• _The request_
Retype only what runs from the beginning of the data through the line with "const yTicks = [0, 1, 2, 3, 4, 5, 6];"; please omit the pictures and keep every line exact.

[start]

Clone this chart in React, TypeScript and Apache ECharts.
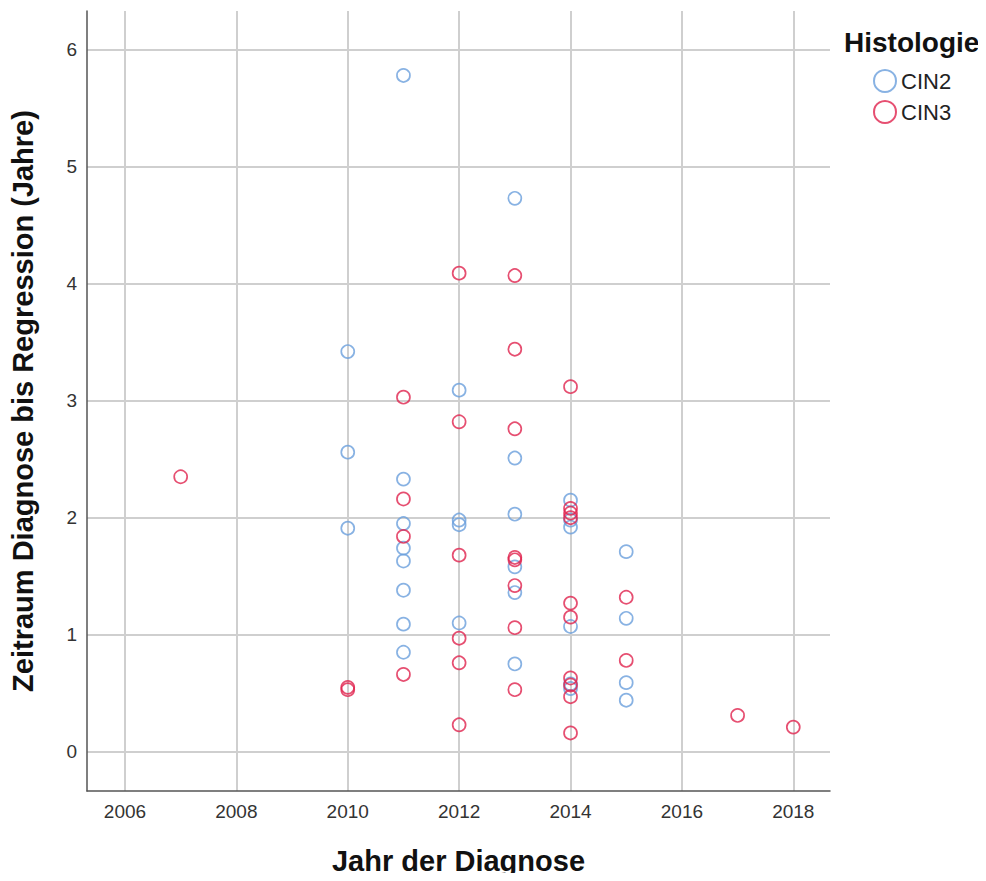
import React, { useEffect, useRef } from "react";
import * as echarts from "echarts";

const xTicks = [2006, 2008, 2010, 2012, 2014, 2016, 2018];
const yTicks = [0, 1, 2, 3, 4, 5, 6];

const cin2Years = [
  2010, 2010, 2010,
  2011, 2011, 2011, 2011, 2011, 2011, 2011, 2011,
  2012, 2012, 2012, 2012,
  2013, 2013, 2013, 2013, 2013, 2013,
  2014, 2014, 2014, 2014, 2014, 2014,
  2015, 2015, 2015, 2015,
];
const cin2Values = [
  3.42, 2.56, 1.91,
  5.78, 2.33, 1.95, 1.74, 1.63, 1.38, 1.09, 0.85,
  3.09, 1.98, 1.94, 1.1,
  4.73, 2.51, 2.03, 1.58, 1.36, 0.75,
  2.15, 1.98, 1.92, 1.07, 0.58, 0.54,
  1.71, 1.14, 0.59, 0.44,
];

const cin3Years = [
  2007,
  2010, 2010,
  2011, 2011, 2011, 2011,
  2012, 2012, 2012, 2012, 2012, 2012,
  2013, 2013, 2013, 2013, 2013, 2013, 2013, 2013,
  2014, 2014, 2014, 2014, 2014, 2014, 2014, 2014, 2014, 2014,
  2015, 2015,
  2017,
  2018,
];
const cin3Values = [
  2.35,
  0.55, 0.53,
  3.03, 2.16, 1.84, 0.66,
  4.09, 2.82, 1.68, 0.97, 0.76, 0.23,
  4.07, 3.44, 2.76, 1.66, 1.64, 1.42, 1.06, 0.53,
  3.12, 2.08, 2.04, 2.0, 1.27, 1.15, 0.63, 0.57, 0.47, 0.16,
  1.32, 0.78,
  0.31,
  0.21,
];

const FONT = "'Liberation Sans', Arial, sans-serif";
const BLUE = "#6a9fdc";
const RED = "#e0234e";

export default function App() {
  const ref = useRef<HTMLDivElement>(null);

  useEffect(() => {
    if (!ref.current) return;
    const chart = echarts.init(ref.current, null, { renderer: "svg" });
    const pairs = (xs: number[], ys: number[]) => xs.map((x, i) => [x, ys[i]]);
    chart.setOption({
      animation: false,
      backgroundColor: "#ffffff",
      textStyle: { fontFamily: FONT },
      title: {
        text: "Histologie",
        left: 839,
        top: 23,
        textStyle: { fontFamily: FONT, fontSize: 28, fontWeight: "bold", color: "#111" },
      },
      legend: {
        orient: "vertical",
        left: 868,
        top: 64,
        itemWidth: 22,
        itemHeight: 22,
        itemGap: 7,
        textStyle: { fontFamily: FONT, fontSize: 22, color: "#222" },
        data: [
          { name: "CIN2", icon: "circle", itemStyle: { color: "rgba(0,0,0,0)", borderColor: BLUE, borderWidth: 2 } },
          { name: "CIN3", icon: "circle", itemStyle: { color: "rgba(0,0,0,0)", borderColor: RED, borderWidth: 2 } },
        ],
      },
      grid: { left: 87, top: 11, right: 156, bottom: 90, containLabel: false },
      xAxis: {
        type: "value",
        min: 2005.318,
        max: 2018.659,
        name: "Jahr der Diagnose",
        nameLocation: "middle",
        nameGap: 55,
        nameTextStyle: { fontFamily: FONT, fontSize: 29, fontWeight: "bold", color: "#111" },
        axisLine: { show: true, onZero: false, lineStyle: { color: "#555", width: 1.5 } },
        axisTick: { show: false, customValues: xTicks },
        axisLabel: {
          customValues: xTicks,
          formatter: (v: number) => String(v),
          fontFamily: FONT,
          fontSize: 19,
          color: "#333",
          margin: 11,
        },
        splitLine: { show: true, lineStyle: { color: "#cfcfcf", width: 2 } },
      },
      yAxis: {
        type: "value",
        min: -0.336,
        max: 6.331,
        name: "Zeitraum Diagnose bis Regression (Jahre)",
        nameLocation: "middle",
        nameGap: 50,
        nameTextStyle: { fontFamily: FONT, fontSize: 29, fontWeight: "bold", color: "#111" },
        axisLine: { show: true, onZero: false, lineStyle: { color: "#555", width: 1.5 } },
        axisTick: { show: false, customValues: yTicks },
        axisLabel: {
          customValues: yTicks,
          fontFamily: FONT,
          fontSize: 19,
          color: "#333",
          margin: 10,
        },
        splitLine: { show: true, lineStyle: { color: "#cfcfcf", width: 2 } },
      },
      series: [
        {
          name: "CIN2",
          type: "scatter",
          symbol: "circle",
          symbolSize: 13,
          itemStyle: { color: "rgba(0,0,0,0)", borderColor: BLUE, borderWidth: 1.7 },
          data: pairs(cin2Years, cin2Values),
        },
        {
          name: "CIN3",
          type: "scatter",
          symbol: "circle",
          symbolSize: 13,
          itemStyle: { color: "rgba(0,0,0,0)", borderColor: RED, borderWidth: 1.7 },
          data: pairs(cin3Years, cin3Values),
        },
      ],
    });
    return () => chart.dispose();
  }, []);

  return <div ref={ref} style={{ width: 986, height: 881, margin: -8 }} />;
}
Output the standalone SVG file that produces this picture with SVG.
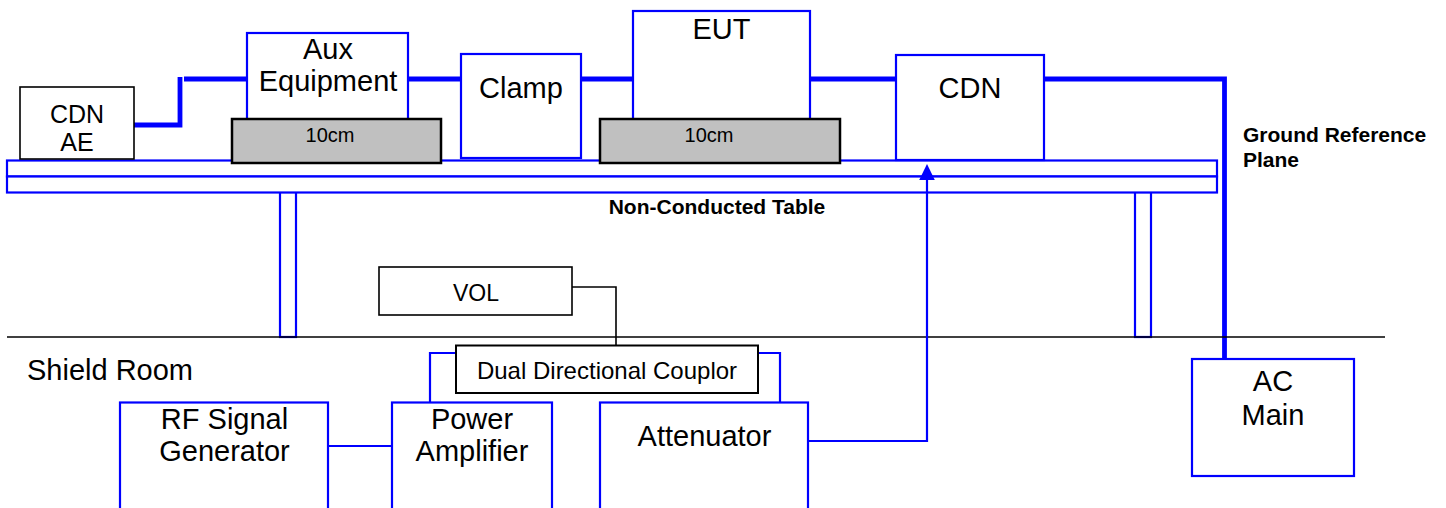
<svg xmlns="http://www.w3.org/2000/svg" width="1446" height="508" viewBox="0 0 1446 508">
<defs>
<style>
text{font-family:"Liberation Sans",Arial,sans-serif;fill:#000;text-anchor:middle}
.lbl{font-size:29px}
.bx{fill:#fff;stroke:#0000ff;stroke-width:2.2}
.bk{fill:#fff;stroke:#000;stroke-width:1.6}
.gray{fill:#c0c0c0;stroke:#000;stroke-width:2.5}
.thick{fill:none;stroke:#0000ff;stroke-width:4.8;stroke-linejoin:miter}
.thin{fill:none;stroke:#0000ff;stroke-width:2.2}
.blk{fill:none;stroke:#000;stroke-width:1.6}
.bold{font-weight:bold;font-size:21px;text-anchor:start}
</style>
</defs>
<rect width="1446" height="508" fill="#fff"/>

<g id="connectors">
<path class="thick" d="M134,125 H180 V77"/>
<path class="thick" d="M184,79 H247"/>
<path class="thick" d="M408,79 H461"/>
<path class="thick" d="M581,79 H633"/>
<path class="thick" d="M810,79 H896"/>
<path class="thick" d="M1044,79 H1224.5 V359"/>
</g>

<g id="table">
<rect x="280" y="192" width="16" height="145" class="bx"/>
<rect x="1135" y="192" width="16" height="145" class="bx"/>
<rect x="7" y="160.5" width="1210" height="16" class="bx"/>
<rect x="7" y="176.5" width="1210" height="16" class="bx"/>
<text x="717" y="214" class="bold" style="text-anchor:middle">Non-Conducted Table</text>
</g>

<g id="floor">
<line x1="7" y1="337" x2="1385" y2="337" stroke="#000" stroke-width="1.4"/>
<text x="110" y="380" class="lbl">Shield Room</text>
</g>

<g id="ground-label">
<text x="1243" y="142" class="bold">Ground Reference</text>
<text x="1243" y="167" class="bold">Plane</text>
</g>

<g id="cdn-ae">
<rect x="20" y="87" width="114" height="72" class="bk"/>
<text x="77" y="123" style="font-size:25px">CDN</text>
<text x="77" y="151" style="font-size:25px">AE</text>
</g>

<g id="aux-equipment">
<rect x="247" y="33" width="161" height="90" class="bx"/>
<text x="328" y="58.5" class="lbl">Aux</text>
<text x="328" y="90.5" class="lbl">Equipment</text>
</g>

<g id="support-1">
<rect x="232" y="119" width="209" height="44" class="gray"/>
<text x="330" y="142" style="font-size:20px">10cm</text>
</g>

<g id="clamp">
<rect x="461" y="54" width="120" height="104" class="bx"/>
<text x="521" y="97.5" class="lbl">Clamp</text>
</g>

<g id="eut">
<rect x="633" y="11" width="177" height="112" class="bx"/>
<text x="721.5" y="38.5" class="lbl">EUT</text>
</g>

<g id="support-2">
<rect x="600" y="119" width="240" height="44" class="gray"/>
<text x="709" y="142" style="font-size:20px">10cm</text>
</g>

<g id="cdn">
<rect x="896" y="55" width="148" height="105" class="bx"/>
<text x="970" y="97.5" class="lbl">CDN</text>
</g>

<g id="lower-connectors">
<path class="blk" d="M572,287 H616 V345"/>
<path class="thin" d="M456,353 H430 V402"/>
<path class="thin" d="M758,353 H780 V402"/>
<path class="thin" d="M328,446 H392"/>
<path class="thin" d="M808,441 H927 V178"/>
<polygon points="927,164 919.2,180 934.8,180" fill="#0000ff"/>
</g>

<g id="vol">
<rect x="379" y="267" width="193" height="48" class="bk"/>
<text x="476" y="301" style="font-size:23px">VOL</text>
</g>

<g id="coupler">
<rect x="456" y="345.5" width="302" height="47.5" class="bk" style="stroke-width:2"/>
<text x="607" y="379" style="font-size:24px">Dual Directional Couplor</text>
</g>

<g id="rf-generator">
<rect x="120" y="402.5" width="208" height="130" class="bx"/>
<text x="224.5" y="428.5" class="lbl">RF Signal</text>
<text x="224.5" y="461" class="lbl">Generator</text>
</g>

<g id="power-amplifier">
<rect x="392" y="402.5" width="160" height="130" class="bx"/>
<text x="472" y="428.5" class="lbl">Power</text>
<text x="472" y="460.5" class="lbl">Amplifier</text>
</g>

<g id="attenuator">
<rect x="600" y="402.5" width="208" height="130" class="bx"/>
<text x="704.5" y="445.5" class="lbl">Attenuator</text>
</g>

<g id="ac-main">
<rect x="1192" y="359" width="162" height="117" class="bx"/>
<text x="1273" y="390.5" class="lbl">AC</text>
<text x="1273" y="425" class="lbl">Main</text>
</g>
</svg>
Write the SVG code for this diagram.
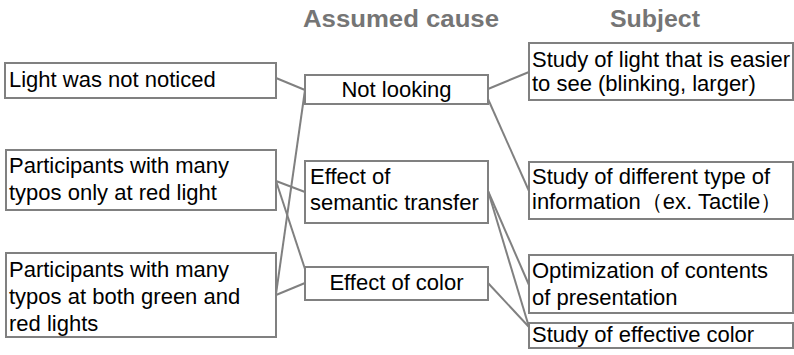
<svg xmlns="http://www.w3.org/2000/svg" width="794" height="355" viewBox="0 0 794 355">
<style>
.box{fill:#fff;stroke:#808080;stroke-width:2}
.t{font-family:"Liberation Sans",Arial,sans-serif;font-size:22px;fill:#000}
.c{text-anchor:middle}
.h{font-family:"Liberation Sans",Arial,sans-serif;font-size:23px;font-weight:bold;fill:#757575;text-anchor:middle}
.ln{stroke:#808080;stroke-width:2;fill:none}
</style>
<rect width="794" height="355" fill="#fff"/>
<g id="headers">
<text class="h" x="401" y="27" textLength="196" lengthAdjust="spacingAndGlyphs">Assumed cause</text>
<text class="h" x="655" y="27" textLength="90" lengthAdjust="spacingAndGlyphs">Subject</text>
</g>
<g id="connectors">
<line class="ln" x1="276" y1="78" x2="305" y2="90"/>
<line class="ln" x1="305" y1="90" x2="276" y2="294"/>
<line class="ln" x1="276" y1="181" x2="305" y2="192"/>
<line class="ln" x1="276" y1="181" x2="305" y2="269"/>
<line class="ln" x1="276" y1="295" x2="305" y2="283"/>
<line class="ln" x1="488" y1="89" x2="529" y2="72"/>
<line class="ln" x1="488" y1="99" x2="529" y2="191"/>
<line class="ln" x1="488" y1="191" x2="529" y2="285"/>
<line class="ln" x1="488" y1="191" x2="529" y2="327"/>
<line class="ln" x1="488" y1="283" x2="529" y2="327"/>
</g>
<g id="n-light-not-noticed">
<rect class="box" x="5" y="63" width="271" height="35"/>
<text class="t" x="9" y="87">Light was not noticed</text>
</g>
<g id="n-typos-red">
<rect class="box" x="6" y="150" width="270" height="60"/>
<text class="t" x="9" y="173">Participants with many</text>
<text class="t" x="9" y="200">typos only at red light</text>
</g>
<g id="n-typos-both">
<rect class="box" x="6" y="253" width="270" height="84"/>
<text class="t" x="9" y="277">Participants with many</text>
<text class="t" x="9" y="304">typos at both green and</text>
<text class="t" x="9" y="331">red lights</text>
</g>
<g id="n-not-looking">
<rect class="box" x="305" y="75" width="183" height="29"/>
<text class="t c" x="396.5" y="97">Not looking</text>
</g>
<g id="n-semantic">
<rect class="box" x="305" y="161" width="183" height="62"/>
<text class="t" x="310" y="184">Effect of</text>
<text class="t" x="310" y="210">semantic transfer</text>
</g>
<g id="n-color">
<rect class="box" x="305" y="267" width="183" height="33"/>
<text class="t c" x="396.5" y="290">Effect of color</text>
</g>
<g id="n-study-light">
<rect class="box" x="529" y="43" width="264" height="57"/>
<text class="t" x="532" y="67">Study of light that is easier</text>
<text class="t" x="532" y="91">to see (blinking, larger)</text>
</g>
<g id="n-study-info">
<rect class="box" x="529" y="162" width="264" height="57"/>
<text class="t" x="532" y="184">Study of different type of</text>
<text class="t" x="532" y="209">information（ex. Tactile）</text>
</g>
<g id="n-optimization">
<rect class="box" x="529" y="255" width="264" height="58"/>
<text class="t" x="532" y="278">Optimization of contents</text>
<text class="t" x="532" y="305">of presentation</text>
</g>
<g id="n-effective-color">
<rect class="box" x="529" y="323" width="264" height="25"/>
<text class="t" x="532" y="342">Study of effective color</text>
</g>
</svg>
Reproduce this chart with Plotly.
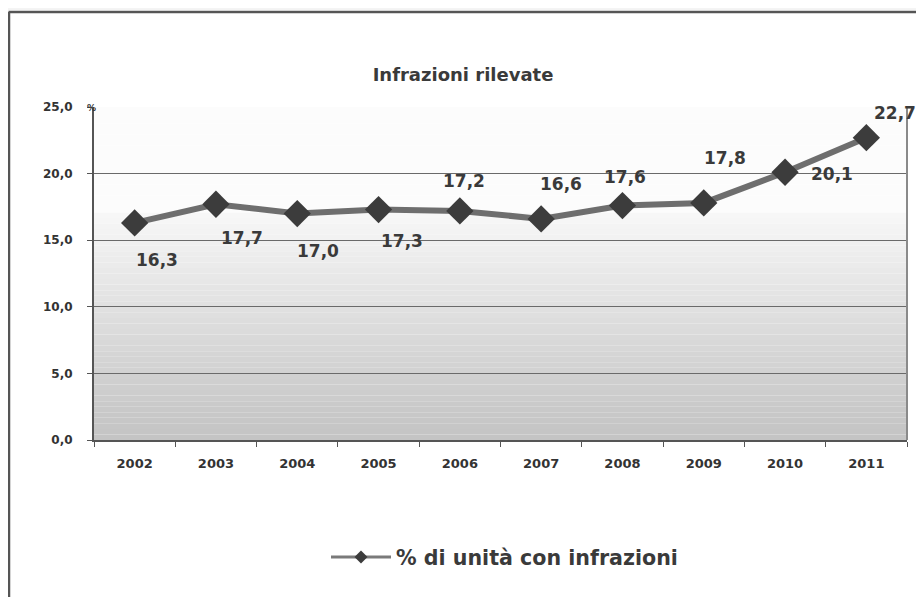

[end]

• _Solution for this problem_
Clone this chart in React, TypeScript and Apache ECharts.
import React, { useEffect, useRef } from "react";
import * as echarts from "echarts";

const xTicks = [2006, 2008, 2010, 2012, 2014, 2016, 2018];
const yTicks = [0, 1, 2, 3, 4, 5, 6];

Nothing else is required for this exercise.